If you are a three-button suit kind of guy, a short beard is for you, and maybe a medium-length beard will work, but chances are, a long beard will seem out of place on you. Perhaps you don’t care about that, and if so, more power to you. It’s worth considering what someone like your significant other might think, too. After all, she’s the one who has to look at it and kiss you through it.


Your Job

Sadly, this is a genuine concern for many men. There are jobs out there that prohibit beards, and there are places that will frown on longer beards. There are also practical things to think about. If you are a server in a restaurant, you probably can’t get away with a long, flowing beard while you are carrying plates of food and serving them to diners.



Different Beard Lengths & Styles

The longer your beard gets, the more you will have to pay attention to it. If you’re the kind of guy who doesn’t mind adding extra time to your morning routine to accommodate beard maintenance, then a longer beard won’t complicate things for you.


Most men run a trimmer with a short (maybe 2.5mm) guard over their stubble beards once every 7 to 10 days. Since many women like the stubble look, and it’s the lowest-maintenance beard you can have, many men opt for this. Also, patchiness isn’t much of an issue.


Short Beards

A short, full beard needs trimming every couple of weeks (more if your beard grows faster than average). Start with a trimmer like Remington’s Crafter beard trimmer and a longer guard so you don’t cut anything too short. Depending on your face shape, you will want to use shorter (probably no shorter than 10mm) guards in different places to shape your beard just right. Short beards need maintenance, too, with something like Beard Guyz Beard Serum, a leave-in product that will help the hair in your beard stay healthy.


Medium-length Beards

Put away the trimmers and start using scissors.

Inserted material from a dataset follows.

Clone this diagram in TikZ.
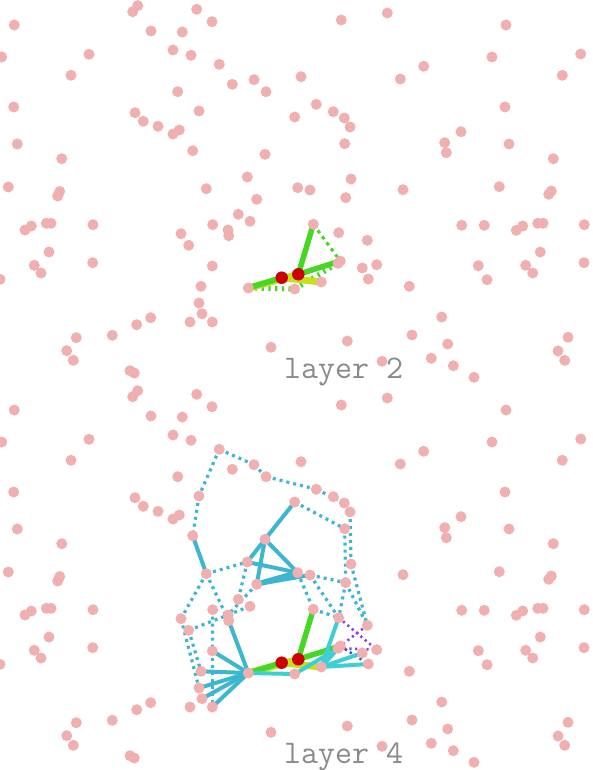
\documentclass[tikz,border=0pt]{standalone}
\usepackage{fontspec}
\definecolor{dotpink}{HTML}{F0B0B0}
\definecolor{redc}{HTML}{CC0000}
\definecolor{greenc}{HTML}{44D822}
\definecolor{yellowc}{HTML}{C4E21C}
\definecolor{cyanA}{HTML}{3DB6D2}
\definecolor{cyanB}{HTML}{3ECFD5}
\definecolor{purplec}{HTML}{8844DD}
\definecolor{bluec}{HTML}{3050D0}
\definecolor{labgray}{HTML}{8A8A8A}
\pgfdeclarelayer{bg}
\pgfsetlayers{bg,main}
\tikzset{
  pdot/.style={circle,fill=dotpink,draw=none,minimum size=11pt,inner sep=0pt},
  rdot/.style={circle,fill=redc,draw=none,minimum size=12.5pt,inner sep=0pt},
  lbl/.style={font=\ttfamily\fontsize{33}{33}\selectfont,text=labgray,inner sep=0pt},
  egreen/.style={draw=greenc,line width=5.5pt},
  eyellow/.style={draw=yellowc,line width=7pt},
  egdot/.style={draw=greenc,line width=3pt,dash pattern=on 3.5pt off 4pt},
  egtick/.style={draw=greenc,line width=5pt,dash pattern=on 2.2pt off 4.5pt},
  ecyan/.style={draw=cyanA,line width=4pt},
  ecyanthick/.style={draw=cyanA,line width=5.5pt},
  eturq/.style={draw=cyanB,line width=4pt},
  ecdot/.style={draw=cyanA,line width=3.2pt,dash pattern=on 3pt off 4pt},
  epdot/.style={draw=purplec,line width=2.6pt,dash pattern=on 2.2pt off 3.5pt},
  ebdot/.style={draw=bluec,line width=2.6pt,dash pattern=on 2.2pt off 3.5pt},
}
\newcommand\dotfield[1]{%
  \foreach \px/\py [count=\i] in {
    137.7/5.7, 132.7/11.7, 196.7/9.3, 212/21.7, 14.3/25, 151/31, 182.3/32, 1.7/57, 89/54.3, 173/50,
    191/55.3, 71/75.3, 219.3/64.3, 232.3/84.3, 254/79.7, 266/91.7, 177.7/91.7, 13.7/107, 135/112.7, 143.3/121.3,
    199/111, 158/126.3, 179.3/130, 173/134, 17.3/144, 192.7/150.7, 265/154.3, 61.7/158.7, 247.3/177, 8.3/187,
    59.7/191.5, 57.7/196, 206.3/188.7, 256.7/199.3, 301/76.7, 341.3/20, 387.3/13, 506/25, 580.7/54, 492/57,
    562.3/75.3, 423.7/66.3, 400.3/79, 316.3/104.3, 333.3/111.7, 344.3/118, 350/127, 294.7/117, 505/107, 461/131.7,
    444.7/142.7, 446.3/152.7, 509/144, 344.7/143.7, 553.3/158.7, 351/179, 297.7/187.7, 310/190, 403/189.7, 499.3/186.7,
    551.3/191, 548.7/194.3, 345.7/197.7, 313.3/224.3, 338.7/232.7, 367.3/240.3, 340.3/261, 338/263.3, 362.3/268, 376.7/264.7,
    368.3/279, 321.3/282, 294.7/289, 409.3/286.3, 461.7/225.3, 484.3/225.3, 516.3/230.3, 522.7/226, 537.7/223.3, 543/223.3,
    584.3/224.7, 540.3/252, 478.3/265.7, 487/279.7, 525.7/265.3, 532.7/273, 584/262.7, 441.7/317, 412/335, 447.7/344,
    347.3/341, 568/337.3, 558/351, 564.7/360.3, 431.3/358.3, 453.3/365.7, 382/361.3, 474/377.3, 238.3/214.3, 250/221.3,
    212.7/224.7, 228/230, 228.7/235.7, 181/233.7, 188.7/245.3, 212.3/266, 25/230, 31.3/226, 46.3/223.3, 51/223.3,
    93/224.7, 49/252, 34.3/265.3, 41/273, 92.7/262.7, 0/279.3, 201/286.3, 199/303, 202/313.7, 190/322,
    212.3/322, 150.7/317.7, 136.7/324.7, 112.3/335.3, 76.3/337.7, 66.7/350.7, 73.3/360.3, 130/370.7, 134.3/373, 271/347.3,
    248.3/288}
    {\node[pdot] (#1\i) at (\px,\py) {};}
  \node[rdot] (#1r1) at (281.7,277.7) {};
  \node[rdot] (#1r2) at (298.3,274.3) {};
}
\newcommand\ec[1]{(#1.center)}
\begin{document}
\begin{tikzpicture}[x=1pt,y=-1pt]
\useasboundingbox (0,0) rectangle (592,770);

% ---------------- layer 2 panel ----------------
\dotfield{t}
\node[lbl,anchor=base west] (lab2) at (284,378) {layer 2};
\begin{pgfonlayer}{bg}
  \fill[white] (0,0) rectangle (592,770);
  \draw[egdot] \ec{t64} -- \ec{t67};
  \draw[egtick] \ec{t131} -- \ec{t73};
  \draw[egtick] \ec{t73} -- \ec{t68};
  \draw[eyellow] \ec{t131} -- \ec{tr2};
  \draw[eyellow] \ec{tr1} -- \ec{t72};
  \draw[egreen] \ec{tr1} -- \ec{t131};
  \draw[egreen] \ec{tr2} -- \ec{t64};
  \draw[egreen] \ec{tr2} -- \ec{t67};
\end{pgfonlayer}

% ---------------- layer 4 panel ----------------
\begin{scope}[yshift=-385pt]
\dotfield{b}
\node[lbl,anchor=base west] (lab4) at (284,378) {layer 4};
\begin{pgfonlayer}{bg}
  % dotted cyan network
  \foreach \a/\c in {13/21, 13/15, 15/16, 16/44, 44/46, 21/26, 48/54, 47/56, 54/63,
      33/29, 58/63, 29/99, 33/104, 33/103, 34/102, 101/106, 106/121, 57/64, 58/65,
      64/65, 63/65, 63/66, 56/66, 100/105, 105/117, 104/118}
    {\draw[ecdot] \ec{b\a} -- \ec{b\c};}
  \draw[epdot] \ec{b65} -- \ec{b70};
  \draw[epdot] \ec{b66} -- \ec{b67};
  \draw[epdot] \ec{b68} -- \ec{b70};
  \draw[ebdot] \ec{b67} -- \ec{b71};
  % yellow and green
  \draw[eyellow] \ec{b131} -- \ec{br2};
  \draw[eyellow] \ec{br1} -- \ec{b72};
  \draw[egreen] \ec{br1} -- \ec{b131};
  \draw[egreen] \ec{br2} -- \ec{b64};
  \draw[egreen] \ec{br2} -- \ec{b67};
  % solid cyan
  \foreach \a/\c in {48/27, 27/29, 27/34, 27/57, 29/57, 26/33, 34/58,
      131/106, 131/103, 131/117, 131/118, 131/119, 131/121}
    {\draw[ecyan] \ec{b\a} -- \ec{b\c};}
  \draw[ecyanthick] \ec{b34} -- \ec{b57};
  \foreach \a/\c in {131/73, 73/68, 72/67, 72/69, 72/71, 65/72}
    {\draw[eturq] \ec{b\a} -- \ec{b\c};}
\end{pgfonlayer}
\end{scope}
\end{tikzpicture}
\end{document}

Once you have a medium-length beard, you’ve had a beard long enough to know the contours of your face and how they dictate the shape of your beard. Conditioning your beard becomes a necessity once you leave the short beard stage. Viking Revolution has a whole line of beard products, so you might start with something like their Beard Wash & Beard Conditioner Set,  but there are lots out there to choose from.


Long Beards

Washing, conditioning, straightening, and brushing are necessary to make a long beard look good. You’ll only use trimmers to clean up your cheeks and neckline, and scissors are for evening up the bottom. You’ll spend the most time with what you can find in Tame’s Easy Glide Beard Straightener Essentials Kit, which will give you a straightening comb, beard soap and balm, and a few other helpful goodies.